WHAT YOU NEED TO DO.
Copy the listing below in full and skip every picture.

INFORMATION SUPPLIED.
::::::::

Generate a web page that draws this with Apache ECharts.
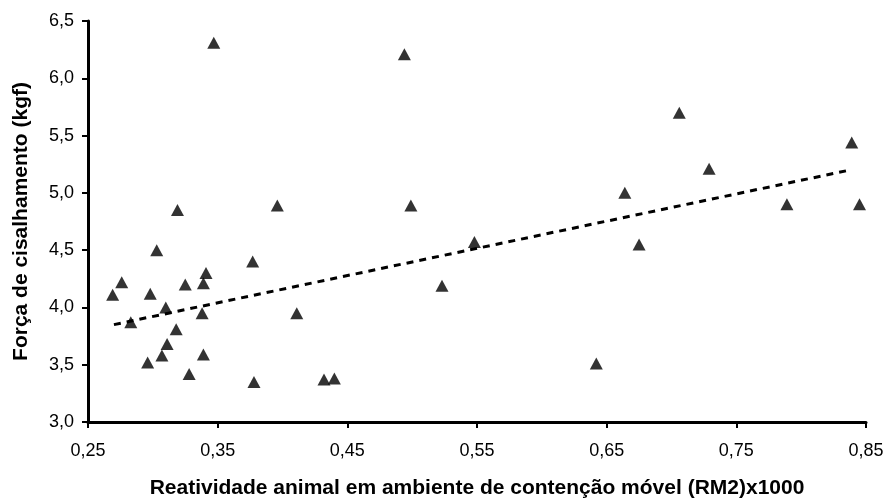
<!DOCTYPE html>
<html>
<head>
<meta charset="utf-8">
<script src="https://cdn.jsdelivr.net/npm/echarts@6/dist/echarts.min.js"></script>
<style>
html,body{margin:0;padding:0;background:#fff;}
#c{width:889px;height:499px;}
</style>
</head>
<body>
<div id="c"></div>
<script>
// Reatividade animal (RM2)x1000
var xValues = [0.269,0.276,0.283,0.296,0.298,0.303,0.307,0.310,0.311,0.318,0.319,0.325,0.328,0.339,0.338,0.341,0.339,0.347,0.377,0.378,0.396,0.411,0.432,0.440,0.494,0.499,0.523,0.548,0.642,0.664,0.675,0.706,0.729,0.789,0.839,0.845];
// Força de cisalhamento (kgf)
var yValues = [4.11,4.22,3.87,3.52,4.12,4.50,3.58,4.00,3.68,3.81,4.85,4.20,3.42,4.21,3.95,4.30,3.59,6.31,4.40,3.35,4.89,3.95,3.37,3.38,6.21,4.89,4.19,4.57,3.51,5.00,4.55,5.70,5.21,4.90,5.44,4.90];
// linear trend line endpoints
var trendX = [0.270, 0.838];
var trendY = [3.85, 5.20];
var xTickLabels = ['0,25','0,35','0,45','0,55','0,65','0,75','0,85'];
var yTickLabels = ['3,0','3,5','4,0','4,5','5,0','5,5','6,0','6,5'];

var points = xValues.map(function(v,i){return [v,yValues[i]];});
var trend = trendX.map(function(v,i){return [v,trendY[i]];});

var font = 'Liberation Sans, Arial, sans-serif';
var chart = echarts.init(document.getElementById('c'));
chart.setOption({
  animation:false,
  backgroundColor:'#fff',
  grid:{left:88,right:23,top:21,bottom:77,containLabel:false,outerBoundsMode:'none'},
  xAxis:{
    type:'value',min:0.25,max:0.85,interval:0.1,
    name:'Reatividade animal em ambiente de contenção móvel (RM2)x1000',
    nameLocation:'middle',nameGap:56,
    nameTextStyle:{fontFamily:font,fontSize:21,fontWeight:'bold',color:'#000'},
    axisLine:{lineStyle:{color:'#000',width:3}},
    axisTick:{length:6,lineStyle:{color:'#000',width:2}},
    axisLabel:{margin:20,fontFamily:font,fontSize:18,color:'#000',
      formatter:function(v){var k=Math.round((v-0.25)/0.1);return xTickLabels[k]!==undefined?xTickLabels[k]:'';}},
    splitLine:{show:false}
  },
  yAxis:{
    type:'value',min:3,max:6.5,interval:0.5,
    name:'Força de cisalhamento (kgf)',
    nameLocation:'middle',nameGap:56,
    nameTextStyle:{fontFamily:font,fontSize:21,fontWeight:'bold',color:'#000'},
    axisLine:{show:true,lineStyle:{color:'#000',width:3}},
    axisTick:{show:true,length:6,lineStyle:{color:'#000',width:2}},
    axisLabel:{margin:14,fontFamily:font,fontSize:18,color:'#000',
      formatter:function(v){var k=Math.round((v-3)/0.5);return yTickLabels[k]!==undefined?yTickLabels[k]:'';}},
    splitLine:{show:false}
  },
  series:[
    {type:'line',data:trend,symbol:'none',silent:true,
      lineStyle:{color:'#000',width:3,type:[7,6]},z:1},
    {type:'scatter',data:points,symbol:'triangle',symbolSize:[13,12],
      itemStyle:{color:'#000'},z:2}
  ]
});
</script>
</body>
</html>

::::::::

RESPONSE TO THIS TASK.
Generate a web page that draws this with Apache ECharts.
<!DOCTYPE html>
<html>
<head>
<meta charset="utf-8">
<script src="https://cdn.jsdelivr.net/npm/echarts@6/dist/echarts.min.js"></script>
<style>
html,body{margin:0;padding:0;background:#fff;}
#c{width:889px;height:499px;}
</style>
</head>
<body>
<div id="c"></div>
<script>
// Reatividade animal (RM2)x1000
var xValues = [0.269,0.276,0.283,0.296,0.298,0.303,0.307,0.310,0.311,0.318,0.319,0.325,0.328,0.339,0.338,0.341,0.339,0.347,0.377,0.378,0.396,0.411,0.432,0.440,0.494,0.499,0.523,0.548,0.642,0.664,0.675,0.706,0.729,0.789,0.839,0.845];
// Força de cisalhamento (kgf)
var yValues = [4.11,4.22,3.87,3.52,4.12,4.50,3.58,4.00,3.68,3.81,4.85,4.20,3.42,4.21,3.95,4.30,3.59,6.31,4.40,3.35,4.89,3.95,3.37,3.38,6.21,4.89,4.19,4.57,3.51,5.00,4.55,5.70,5.21,4.90,5.44,4.90];
// linear trend line endpoints
var trendX = [0.270, 0.838];
var trendY = [3.85, 5.20];
var xTickLabels = ['0,25','0,35','0,45','0,55','0,65','0,75','0,85'];
var yTickLabels = ['3,0','3,5','4,0','4,5','5,0','5,5','6,0','6,5'];

var points = xValues.map(function(v,i){return [v,yValues[i]];});
var trend = trendX.map(function(v,i){return [v,trendY[i]];});

var font = 'Liberation Sans, Arial, sans-serif';
var chart = echarts.init(document.getElementById('c'));
chart.setOption({
  animation:false,
  backgroundColor:'#fff',
  grid:{left:88,right:23,top:21,bottom:77,containLabel:false,outerBoundsMode:'none'},
  xAxis:{
    type:'value',min:0.25,max:0.85,interval:0.1,
    name:'Reatividade animal em ambiente de contenção móvel (RM2)x1000',
    nameLocation:'middle',nameGap:56,
    nameTextStyle:{fontFamily:font,fontSize:21,fontWeight:'bold',color:'#000'},
    axisLine:{lineStyle:{color:'#000',width:3}},
    axisTick:{length:6,lineStyle:{color:'#000',width:2}},
    axisLabel:{margin:20,fontFamily:font,fontSize:18,color:'#000',
      formatter:function(v){var k=Math.round((v-0.25)/0.1);return xTickLabels[k]!==undefined?xTickLabels[k]:'';}},
    splitLine:{show:false}
  },
  yAxis:{
    type:'value',min:3,max:6.5,interval:0.5,
    name:'Força de cisalhamento (kgf)',
    nameLocation:'middle',nameGap:56,
    nameTextStyle:{fontFamily:font,fontSize:21,fontWeight:'bold',color:'#000'},
    axisLine:{show:true,lineStyle:{color:'#000',width:3}},
    axisTick:{show:true,length:6,lineStyle:{color:'#000',width:2}},
    axisLabel:{margin:14,fontFamily:font,fontSize:18,color:'#000',
      formatter:function(v){var k=Math.round((v-3)/0.5);return yTickLabels[k]!==undefined?yTickLabels[k]:'';}},
    splitLine:{show:false}
  },
  series:[
    {type:'line',data:trend,symbol:'none',silent:true,
      lineStyle:{color:'#000',width:3,type:[7,6]},z:1},
    {type:'scatter',data:points,symbol:'triangle',symbolSize:[13,12],
      itemStyle:{color:'#000'},z:2}
  ]
});
</script>
</body>
</html>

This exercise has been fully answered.